Хайм оказался прав насчет клубники – девочки были что надо. Пара пышногрудых, розовощеких красавиц, недоучившаяся, попавшая в беду рыжая гимназисточка, бойкоголосая дивчина с соболиными бровями и актриска варьете – черноволосая, худенькая, похожая на хищного зверька, крутобедрая, с трогательной детской улыбкой, роскошная местечковая еврейка. В ее близоруко прищуренных глазах светились равнодушие, расчет и тщательно скрываемый страх – не пасть еще ниже, на самое дно зловонной человеческой клоаки.
– Пойдем-ка, милая. – Граевскому было все равно, и он, не выбирая, повел к себе в номер пышногрудую курносую дивчину, оказавшуюся говорливой, глупенькой и простоватой.
– А вы меня, пан офицер, на время чи на ночь? – Выпив коньяку, она раскраснелась, распустила косу и, наивно полагая, что это должно быть приятно, уселась клиенту на колени. – Экий вы гарный, ох, и справлю же я вам, пан офицер, удовольствие, довольны будете. Завсегда уси довольны. Тю, вы ж не думайте, у мени заразы нема, вчера только доктор бачил.

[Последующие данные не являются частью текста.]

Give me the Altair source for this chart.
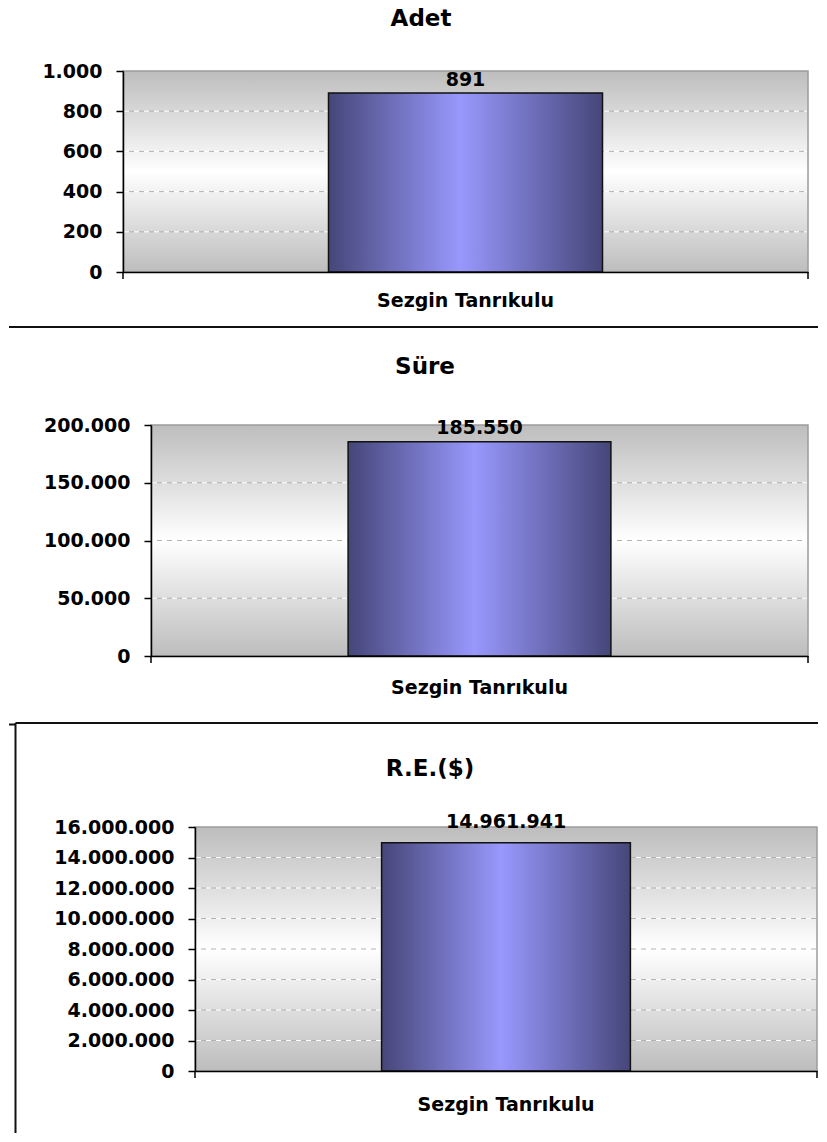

Может, знаете, Исаак Абрамыч, с Елисаветинской? Он добрый, за чистку всего сотню карбованцев берет. Ох, коньяк-то хорош! В грудях так и пышет жаром! Спытайте, пан офицер, какие горячие!
– Да, ровно печка. – Скучая, Граевский равнодушно взял ее, не спеша, монотонно, словно механическую заводную куклу, застонал, не разжимая зубов, от накатившего наслаждения и стал стремительно проваливаться в сон, уже не слыша пронзительных женских взвизгов. Привиделось ему, будто он снова едет в вагонном сортире – холод, вонь, выматывающий стук колес…
Паршин остановил свой выбор на рыжей гимназистке, худенькой, интеллигентной, с мечтательным выражением больших печальных глаз. Будучи натурой опытной, она легко почувствовала, что клиента можно взять на жалость, и, пустив слезу, принялась живописать историю своего грехопадения. Поместье сожгли, родителей убили, над ней, совсем еще девочкой, надругалось сборище пьяных мужиков. Аборт с осложнениями, смертельная тоска, нежелание жить. Теперь – грубость клиентов, незавидная судьба проститутки, никаких перспектив. Хоть в петлю лезь.
Паршин был тронут до слез, подарил гимназистке тысячерублевую ассигнацию и в постели обращался с ней нежно, словно с новобрачной. Парадокс природы – все жестокие люди весьма сентиментальны.
Страшиле особо выбирать не пришлось – его самого уже давно выбрали. С чарующей улыбкой хозяйка заведения прижалась к нему глубоким декольте и с загадочным видом чуть ли не силой увела к себе. Казалось, она собиралась дать ему что-то особенное, чего еще не удостаивался ни один мужчина на свете. Впрочем, Страшила не очень-то возражал – такое внимание всегда приятно. До самого утра из хозяйских покоев доносились скрип кровати и сладостные крики волоокой матроны – в чем в чем, а уж в мужчинах-то она разбиралась…
Над Киевом повисла ночь, сплошной стеной шел мокрый снег. А где-то за белесой пеленой, пронзая непогоду буравами прожекторов, тащились эшелоны Муравьева. Они были уже совсем близко.